— YOUR INSTRUCTIONS —
Only the lines from the top of the listing below to the line that has "import plotly.graph_objects as go" should be echoed, with both ends kept and pictures left out.
----
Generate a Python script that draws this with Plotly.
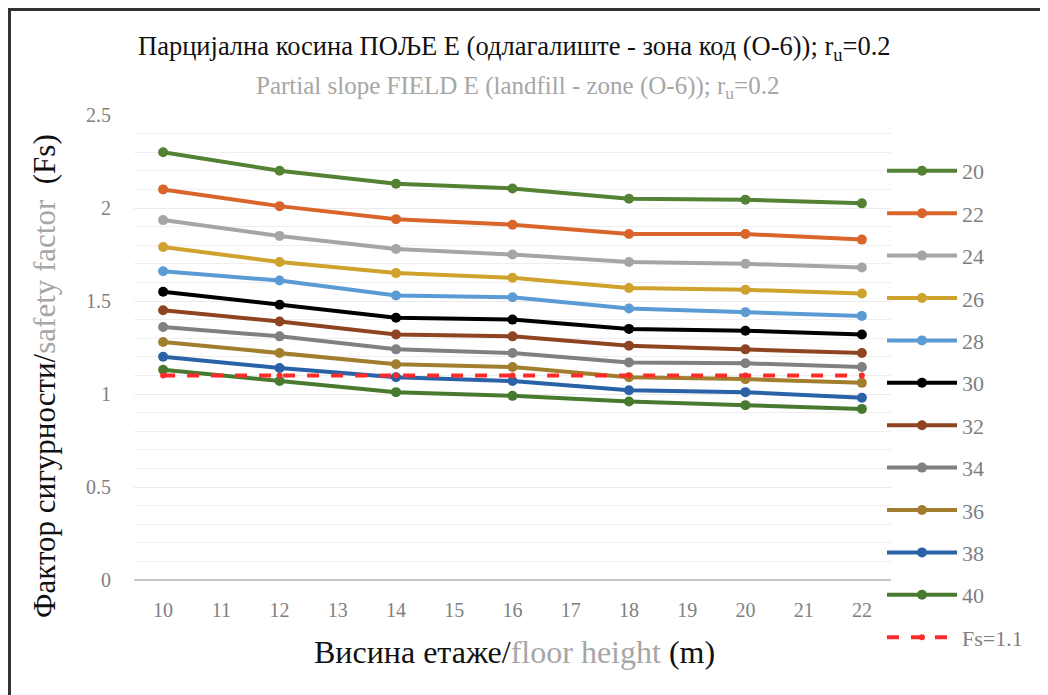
import plotly.graph_objects as go

floor_height = [10, 12, 14, 16, 18, 20, 22]
series_names = ["20", "22", "24", "26", "28", "30", "32", "34", "36", "38", "40"]
s20 = [2.30, 2.20, 2.13, 2.105, 2.05, 2.045, 2.025]
s22 = [2.10, 2.01, 1.94, 1.91, 1.86, 1.86, 1.83]
s24 = [1.935, 1.85, 1.78, 1.75, 1.71, 1.70, 1.68]
s26 = [1.79, 1.71, 1.65, 1.625, 1.57, 1.56, 1.54]
s28 = [1.66, 1.61, 1.53, 1.52, 1.46, 1.44, 1.42]
s30 = [1.55, 1.48, 1.41, 1.40, 1.35, 1.34, 1.32]
s32 = [1.45, 1.39, 1.32, 1.31, 1.26, 1.24, 1.22]
s34 = [1.36, 1.31, 1.24, 1.22, 1.17, 1.165, 1.145]
s36 = [1.28, 1.22, 1.16, 1.145, 1.09, 1.08, 1.06]
s38 = [1.20, 1.14, 1.09, 1.07, 1.02, 1.01, 0.98]
s40 = [1.13, 1.07, 1.01, 0.99, 0.96, 0.94, 0.92]
fs_limit = [1.1, 1.1, 1.1, 1.1, 1.1, 1.1, 1.1]
x_ticks = list(range(10, 23))
y_ticks = [0, 0.5, 1, 1.5, 2, 2.5]
y_tick_labels = ["0", "0.5", "1", "1.5", "2", "2.5"]

all_series = [s20, s22, s24, s26, s28, s30, s32, s34, s36, s38, s40]
colors = ["#548235", "#D9652B", "#A5A5A5", "#CFA22E", "#5B9BD5", "#000000",
          "#8E4420", "#808080", "#A17E2E", "#2A62A8", "#477A2E"]

FONT = "Liberation Serif"
fig = go.Figure()
for i, (name, vals, c) in enumerate(zip(series_names, all_series, colors)):
    fig.add_trace(go.Scatter(
        x=floor_height, y=vals, name=name, mode="lines+markers",
        line=dict(color=c, width=4), marker=dict(color=c, size=10),
        legendgroup="g%d" % i,
    ))
fig.add_trace(go.Scatter(
    x=floor_height, y=fs_limit, name="Fs=1.1", mode="lines+markers",
    line=dict(color="#FF2A2A", width=4, dash="dash"),
    marker=dict(color="#FF2A2A", size=6), legendgroup="gfs",
))

# page has 8px body margin: figure occupies (8..1048, 8..695) of the window
W, H = 1040, 687
OFF = 8
L, R, T, B = 126, 157, 107, 115
PW, PH = W - L - R, H - T - B

def px(x):
    return (x - OFF - L) / PW

def py(y):
    return (H - B - (y - OFF)) / PH

fig.update_layout(
    width=W, height=H,
    margin=dict(l=L, r=R, t=T, b=B, autoexpand=False),
    paper_bgcolor="white", plot_bgcolor="white",
    font=dict(family=FONT, color="#7F7F7F"),
    showlegend=True,
    legend=dict(x=px(882), y=py(150), xanchor="left", yanchor="top",
                font=dict(family=FONT, size=22, color="#7F7F7F"),
                tracegroupgap=10.8, itemwidth=70, traceorder="grouped",
                maxheight=620, bgcolor="rgba(0,0,0,0)"),
    xaxis=dict(range=[9.5, 22.5], tickmode="array", tickvals=x_ticks,
               ticktext=[str(v) for v in x_ticks], showgrid=False,
               zeroline=False, showline=False, ticks="",
               ticklabelstandoff=16,
               tickfont=dict(family=FONT, size=20, color="#7F7F7F")),
    yaxis=dict(range=[0, 2.5], tickmode="array", tickvals=y_ticks,
               ticktext=y_tick_labels, showgrid=True, gridcolor="#EBEBEB",
               gridwidth=1, zeroline=True, zerolinecolor="#C8C8C8",
               zerolinewidth=2, showline=False, ticks="",
               minor=dict(dtick=0.1, showgrid=True, gridcolor="#EFEFEF", gridwidth=1),
               tickfont=dict(family=FONT, size=20, color="#7F7F7F"),
               ticklabelstandoff=22),
)

common = dict(xref="paper", yref="paper", showarrow=False,
              xanchor="center", yanchor="middle")
fig.add_annotation(x=px(514), y=py(48),
                   text="Парцијална косина ПОЉЕ Е (одлагалиште - зона код (О-6)); r<sub>u</sub>=0.2",
                   font=dict(family=FONT, size=26.5, color="#111111"), **common)
fig.add_annotation(x=px(517), y=py(88),
                   text="Partial slope FIELD E (landfill - zone (O-6)); r<sub>u</sub>=0.2",
                   font=dict(family=FONT, size=25, color="#A6A6A6"), **common)
fig.add_annotation(x=px(44), y=py(376), textangle=-90,
                   text="Фактор сигурности/<span style='color:#A6A6A6'>safety factor</span>  (Fs)",
                   font=dict(family=FONT, size=31, color="#111111"), **common)
fig.add_annotation(x=px(514), y=py(652),
                   text="Висина етаже/<span style='color:#A6A6A6'>floor height</span> (m)",
                   font=dict(family=FONT, size=32, color="#111111"), **common)

fig.add_shape(type="line", xref="paper", yref="paper", x0=px(8), x1=px(1048),
              y0=py(9.5), y1=py(9.5), line=dict(color="#333333", width=3))
fig.add_shape(type="line", xref="paper", yref="paper", x0=px(9.5), x1=px(9.5),
              y0=py(9), y1=py(695), line=dict(color="#333333", width=3))

fig.write_html("out.html")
----
— FULL OUTPUT —
Generate a Python script that draws this with Plotly.
import plotly.graph_objects as go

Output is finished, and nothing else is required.